Gentle Reader,
Ex-Irish rugby coach Joe Schmidt had a philosophy of ‘winning the moment.’ Instead of focusing quite broadly on tactics, his principal direction to his players was to make the next tackle, catch the next ball, look for the next pass.
In a way, it’s the same as how kids play sport. They don’t ‘zoom out’ and think about the implications of the choices they make in every moment of a match. Instead, they do what the moment calls for – they focus on the next thing, on executing it as well as they can, allowing them to get into flow state.
As an approach, I like it and it seems highly generalisable – I believe many people are too strategic in their lives.
Generals always fight the last war
In many enterprises in life, we are called upon to be strategic. In a war, an army general must have a strategy. For example, the first combat army tanks appeared in World War I, and by World War II the usage of battle tanks was central to the land strategy employed by both the Allies and the Axis. The Germans famously employed Blitzkrieg to overwhelm enemy lines, a strategy which proved initially successful. Later in the war, the Soviets mass-produced tanks much more quickly than the Germans, which allowed them to repel the German advance during Operation Barbarossa, and eventually helped to turn the tide as the Soviets retook territory and advanced into Germany.
A new military doctrine was born: large numbers of tanks were central to military success.
Fast forward 80 years, to when we saw Russian tanks rolling across the Ukraine border. On paper, the Russians had about 12,000 tanks, whereas Ukraine had about 2,000. Such a large delta between the two was a bad sign for Ukraine.

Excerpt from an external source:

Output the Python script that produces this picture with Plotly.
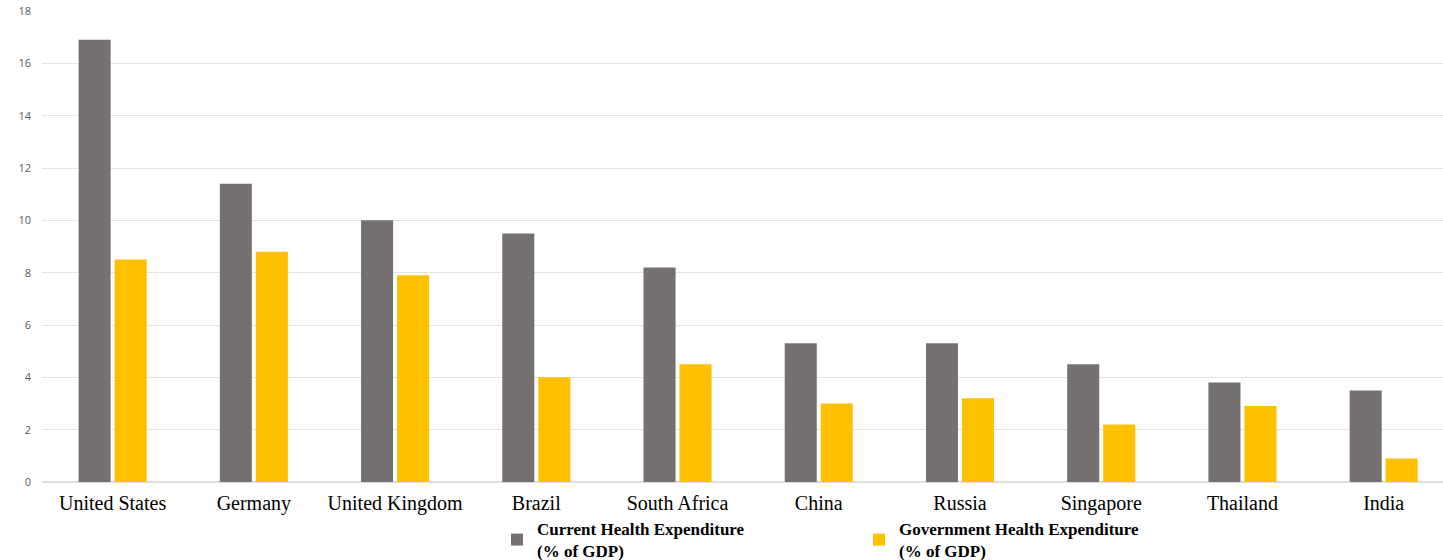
import plotly.graph_objects as go

countries = ["United States", "Germany", "United Kingdom", "Brazil", "South Africa",
             "China", "Russia", "Singapore", "Thailand", "India"]
current_health_exp = [16.9, 11.4, 10.0, 9.5, 8.2, 5.3, 5.3, 4.5, 3.8, 3.5]
government_health_exp = [8.5, 8.8, 7.9, 4.0, 4.5, 3.0, 3.2, 2.2, 2.9, 0.9]
y_ticks = [0, 2, 4, 6, 8, 10, 12, 14, 16, 18]

fig = go.Figure()
fig.add_trace(go.Bar(
    x=countries, y=current_health_exp,
    name="<b>Current Health Expenditure<br>(% of GDP)</b>",
    marker=dict(color="#767171", line=dict(width=0)),
))
fig.add_trace(go.Bar(
    x=countries, y=government_health_exp,
    name="<b>Government Health Expenditure<br>(% of GDP)</b>",
    marker=dict(color="#FFC000", line=dict(width=0)),
))

fig.update_layout(
    width=1443, height=560,
    margin=dict(l=42, r=0, t=11, b=78, autoexpand=False),
    paper_bgcolor="white", plot_bgcolor="white",
    barmode="group", bargap=0.49, bargroupgap=0.11,
    showlegend=True,
    legend=dict(
        orientation="h",
        xref="container", x=497 / 1443, xanchor="left",
        yref="container", y=(560 - 511) / 560, yanchor="top",
        font=dict(family="Liberation Serif", size=17, color="black"),
        entrywidth=317, entrywidthmode="pixels",
        itemwidth=30, tracegroupgap=0,
        bgcolor="rgba(0,0,0,0)",
    ),
    xaxis=dict(
        tickfont=dict(family="Liberation Serif", size=20, color="black"),
        ticks="outside", ticklen=3, tickcolor="rgba(0,0,0,0)",
        showline=False, showgrid=False,
        range=[-0.5, 9.42],
    ),
    yaxis=dict(
        range=[0, 18], tickvals=y_ticks,
        tickfont=dict(family="Open Sans", size=11, color="#595959"),
        gridcolor="#e3e3e3", gridwidth=1,
        zeroline=True, zerolinecolor="#dedede", zerolinewidth=2,
        ticklabelstandoff=10,
    ),
)

fig.write_html("out.html")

However, it turns out that warfare had moved on. Tanks, once viewed as almost indestructible, can now be blown up with anti-tank missiles and drones which cost a fraction as much to produce as the tank itself. And so, we saw the power of such tanks as being greatly diminished.
In this respect, the Russian generals were fighting the last war, which hindered them in the current war.
All is fair in love and war
Being strategic is not a problem per se. However, it is almost impossible to know the optimal strategy for just about any objective in our lives, due to the stochastic nature of reality.
And when you don’t have the right strategy, and you rely on an old strategy, you miss the cues which would have lead you to a superior course of action, which is why I like Schmidt’s ‘winning the moment’ cue.
An example from day-to-day life:
Tom meets Sally. They develop a relationship. Eventually, Sally finds that Tom is distant and not loving, and she attacks him about his fear of commitment, and dumps him. Tom is single and sad. He takes time out and works on himself and learns to be more open, to be able to receive and give more love. This is good. He re-enters the dating market, but with every new woman he is nervous and tries to get the point across that he is committed and someone who can love. This strategy fails since he has skipped the rituals applicable to the early stage of relationships, and he is projecting past needs and dynamics onto a new context where they may not belong. Tom needs to win the moment and, all that work he has done on himself will come into play, if and when the time arises.
Similarly, if Tom decides to start doing yoga because he has heard it is a good way to meet women, his strategy will probably let him down. Sweating and shaking in downward-facing dog, he is not truly winning the moment – men and women are attracted to those who pursue their own desires and curiosities, who seek their own truths, rather than faking an interest in order to meet a woman.
Tom’s strategy will be transparent to the zen ladies who, sitting criss-cross applesauce, intuitively understand that he is there on false premises, and they will not be attracted to him.
Why Greatness Cannot Be Planned: The Myth of the Objective
Strategy is often tied to objectives. You want to become rich, so you start a software company. Then you realise you know nothing about software, and you fail.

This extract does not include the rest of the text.